DIRECTIONS FOR THIS TASK: Give again the entries below exactly, beginning at the first line and ending at the line with "23, 23, 13];".

EXERCISE MATERIALS:
================================

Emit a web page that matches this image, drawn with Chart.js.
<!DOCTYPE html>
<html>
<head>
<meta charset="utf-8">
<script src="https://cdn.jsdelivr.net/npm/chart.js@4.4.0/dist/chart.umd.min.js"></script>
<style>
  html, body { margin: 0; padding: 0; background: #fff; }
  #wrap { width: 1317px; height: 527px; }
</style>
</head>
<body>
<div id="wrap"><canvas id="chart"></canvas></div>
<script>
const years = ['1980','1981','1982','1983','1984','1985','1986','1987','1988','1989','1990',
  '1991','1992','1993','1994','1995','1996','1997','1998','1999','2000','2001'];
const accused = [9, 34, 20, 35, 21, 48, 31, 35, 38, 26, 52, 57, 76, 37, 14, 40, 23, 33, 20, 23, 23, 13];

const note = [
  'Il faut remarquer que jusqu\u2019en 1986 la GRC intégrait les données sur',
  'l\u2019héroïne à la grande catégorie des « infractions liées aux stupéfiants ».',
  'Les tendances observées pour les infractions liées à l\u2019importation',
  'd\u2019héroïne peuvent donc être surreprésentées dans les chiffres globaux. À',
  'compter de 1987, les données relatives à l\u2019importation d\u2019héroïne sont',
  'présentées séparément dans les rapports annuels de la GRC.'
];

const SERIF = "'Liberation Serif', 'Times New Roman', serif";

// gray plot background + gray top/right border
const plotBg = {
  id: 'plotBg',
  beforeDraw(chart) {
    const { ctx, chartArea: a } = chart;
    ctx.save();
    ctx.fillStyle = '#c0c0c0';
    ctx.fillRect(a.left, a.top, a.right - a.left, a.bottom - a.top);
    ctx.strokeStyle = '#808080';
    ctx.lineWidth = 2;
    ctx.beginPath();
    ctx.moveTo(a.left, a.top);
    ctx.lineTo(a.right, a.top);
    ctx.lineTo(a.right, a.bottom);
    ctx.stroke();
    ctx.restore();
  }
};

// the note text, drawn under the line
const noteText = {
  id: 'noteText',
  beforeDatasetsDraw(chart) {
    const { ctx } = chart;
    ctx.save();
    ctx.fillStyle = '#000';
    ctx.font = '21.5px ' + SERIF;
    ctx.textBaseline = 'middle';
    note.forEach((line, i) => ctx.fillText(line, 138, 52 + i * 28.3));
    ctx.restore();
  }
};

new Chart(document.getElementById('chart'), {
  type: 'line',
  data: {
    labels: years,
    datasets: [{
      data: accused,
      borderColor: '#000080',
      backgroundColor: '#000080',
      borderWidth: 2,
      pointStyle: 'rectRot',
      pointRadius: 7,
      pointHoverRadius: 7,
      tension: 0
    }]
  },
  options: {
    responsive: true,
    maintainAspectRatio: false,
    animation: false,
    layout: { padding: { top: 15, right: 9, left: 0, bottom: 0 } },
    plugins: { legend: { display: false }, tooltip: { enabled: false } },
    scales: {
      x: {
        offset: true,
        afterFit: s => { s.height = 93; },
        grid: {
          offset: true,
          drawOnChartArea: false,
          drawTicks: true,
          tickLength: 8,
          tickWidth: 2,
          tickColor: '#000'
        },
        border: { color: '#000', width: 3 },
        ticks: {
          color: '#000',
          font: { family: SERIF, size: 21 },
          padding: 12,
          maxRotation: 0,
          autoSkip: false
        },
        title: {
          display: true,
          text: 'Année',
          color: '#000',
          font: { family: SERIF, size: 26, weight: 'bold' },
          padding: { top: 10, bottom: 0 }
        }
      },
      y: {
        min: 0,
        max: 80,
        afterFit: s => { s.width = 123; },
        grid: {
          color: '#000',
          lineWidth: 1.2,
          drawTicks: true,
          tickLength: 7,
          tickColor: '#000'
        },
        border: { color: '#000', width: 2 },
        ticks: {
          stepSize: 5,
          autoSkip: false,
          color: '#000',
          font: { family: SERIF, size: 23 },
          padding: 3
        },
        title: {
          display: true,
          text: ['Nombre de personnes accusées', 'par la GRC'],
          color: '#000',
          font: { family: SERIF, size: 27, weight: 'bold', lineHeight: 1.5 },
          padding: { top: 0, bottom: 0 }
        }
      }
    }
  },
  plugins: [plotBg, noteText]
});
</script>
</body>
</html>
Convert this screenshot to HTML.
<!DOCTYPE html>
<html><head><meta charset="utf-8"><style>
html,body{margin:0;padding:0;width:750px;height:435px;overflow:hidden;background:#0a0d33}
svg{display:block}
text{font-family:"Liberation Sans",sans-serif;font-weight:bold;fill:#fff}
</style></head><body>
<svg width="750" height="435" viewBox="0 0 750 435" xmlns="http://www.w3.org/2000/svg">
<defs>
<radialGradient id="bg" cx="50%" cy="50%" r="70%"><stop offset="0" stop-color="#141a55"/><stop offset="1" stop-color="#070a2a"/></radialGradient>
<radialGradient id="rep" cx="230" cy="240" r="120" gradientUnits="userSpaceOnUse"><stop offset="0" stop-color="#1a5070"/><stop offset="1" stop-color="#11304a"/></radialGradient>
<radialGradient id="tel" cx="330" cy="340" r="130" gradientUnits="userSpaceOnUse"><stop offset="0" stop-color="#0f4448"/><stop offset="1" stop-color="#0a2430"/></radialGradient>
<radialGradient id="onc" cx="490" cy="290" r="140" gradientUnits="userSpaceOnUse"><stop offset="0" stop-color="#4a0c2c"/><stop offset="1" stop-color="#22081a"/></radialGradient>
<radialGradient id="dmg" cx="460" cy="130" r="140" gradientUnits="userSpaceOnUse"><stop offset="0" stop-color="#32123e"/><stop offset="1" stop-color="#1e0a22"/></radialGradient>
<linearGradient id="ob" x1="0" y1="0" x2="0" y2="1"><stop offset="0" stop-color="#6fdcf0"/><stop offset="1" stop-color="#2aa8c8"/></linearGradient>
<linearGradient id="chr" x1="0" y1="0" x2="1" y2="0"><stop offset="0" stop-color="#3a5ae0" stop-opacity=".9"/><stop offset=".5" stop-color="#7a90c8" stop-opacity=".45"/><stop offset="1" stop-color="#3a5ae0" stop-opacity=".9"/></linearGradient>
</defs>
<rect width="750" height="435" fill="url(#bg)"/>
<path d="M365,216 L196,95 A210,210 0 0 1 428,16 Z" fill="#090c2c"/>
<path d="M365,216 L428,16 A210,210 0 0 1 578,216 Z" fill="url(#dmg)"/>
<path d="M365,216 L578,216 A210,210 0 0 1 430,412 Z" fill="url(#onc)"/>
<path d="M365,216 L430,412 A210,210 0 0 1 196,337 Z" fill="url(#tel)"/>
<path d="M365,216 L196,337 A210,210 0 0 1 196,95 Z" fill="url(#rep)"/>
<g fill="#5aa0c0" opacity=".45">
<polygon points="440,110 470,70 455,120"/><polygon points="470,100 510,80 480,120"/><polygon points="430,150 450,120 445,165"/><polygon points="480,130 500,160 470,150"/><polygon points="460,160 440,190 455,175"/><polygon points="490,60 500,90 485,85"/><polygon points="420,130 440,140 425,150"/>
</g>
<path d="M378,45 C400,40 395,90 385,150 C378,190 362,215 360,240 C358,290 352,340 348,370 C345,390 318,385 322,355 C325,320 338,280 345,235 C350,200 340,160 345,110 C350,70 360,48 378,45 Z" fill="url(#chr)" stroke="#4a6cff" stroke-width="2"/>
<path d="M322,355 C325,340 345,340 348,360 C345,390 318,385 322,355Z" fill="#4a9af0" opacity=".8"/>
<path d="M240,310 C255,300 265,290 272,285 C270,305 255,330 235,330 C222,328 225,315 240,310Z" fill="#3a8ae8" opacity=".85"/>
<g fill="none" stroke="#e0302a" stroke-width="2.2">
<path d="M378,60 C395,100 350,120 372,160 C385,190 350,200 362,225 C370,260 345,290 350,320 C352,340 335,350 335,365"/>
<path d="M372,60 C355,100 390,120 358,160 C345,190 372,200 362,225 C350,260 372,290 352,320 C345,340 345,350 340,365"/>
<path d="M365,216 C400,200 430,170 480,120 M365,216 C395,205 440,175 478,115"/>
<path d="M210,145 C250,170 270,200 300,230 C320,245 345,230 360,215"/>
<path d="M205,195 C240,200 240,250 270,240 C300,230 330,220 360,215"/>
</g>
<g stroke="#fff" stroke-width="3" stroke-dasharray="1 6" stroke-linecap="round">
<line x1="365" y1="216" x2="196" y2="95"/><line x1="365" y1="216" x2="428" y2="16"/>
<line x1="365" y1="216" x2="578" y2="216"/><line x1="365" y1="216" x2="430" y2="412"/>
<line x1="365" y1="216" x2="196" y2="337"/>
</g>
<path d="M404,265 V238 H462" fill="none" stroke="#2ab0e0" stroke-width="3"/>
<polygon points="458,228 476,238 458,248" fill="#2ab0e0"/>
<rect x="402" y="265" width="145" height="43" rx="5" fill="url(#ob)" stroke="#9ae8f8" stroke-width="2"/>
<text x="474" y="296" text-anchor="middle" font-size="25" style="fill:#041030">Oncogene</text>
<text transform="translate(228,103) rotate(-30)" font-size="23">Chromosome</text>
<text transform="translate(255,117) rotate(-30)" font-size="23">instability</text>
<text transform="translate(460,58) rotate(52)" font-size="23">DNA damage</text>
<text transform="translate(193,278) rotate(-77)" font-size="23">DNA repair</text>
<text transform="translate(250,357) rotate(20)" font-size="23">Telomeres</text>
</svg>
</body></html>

================================

SOLUTION FOR THIS EXERCISE:
Emit a web page that matches this image, drawn with Chart.js.
<!DOCTYPE html>
<html>
<head>
<meta charset="utf-8">
<script src="https://cdn.jsdelivr.net/npm/chart.js@4.4.0/dist/chart.umd.min.js"></script>
<style>
  html, body { margin: 0; padding: 0; background: #fff; }
  #wrap { width: 1317px; height: 527px; }
</style>
</head>
<body>
<div id="wrap"><canvas id="chart"></canvas></div>
<script>
const years = ['1980','1981','1982','1983','1984','1985','1986','1987','1988','1989','1990',
  '1991','1992','1993','1994','1995','1996','1997','1998','1999','2000','2001'];
const accused = [9, 34, 20, 35, 21, 48, 31, 35, 38, 26, 52, 57, 76, 37, 14, 40, 23, 33, 20, 23, 23, 13];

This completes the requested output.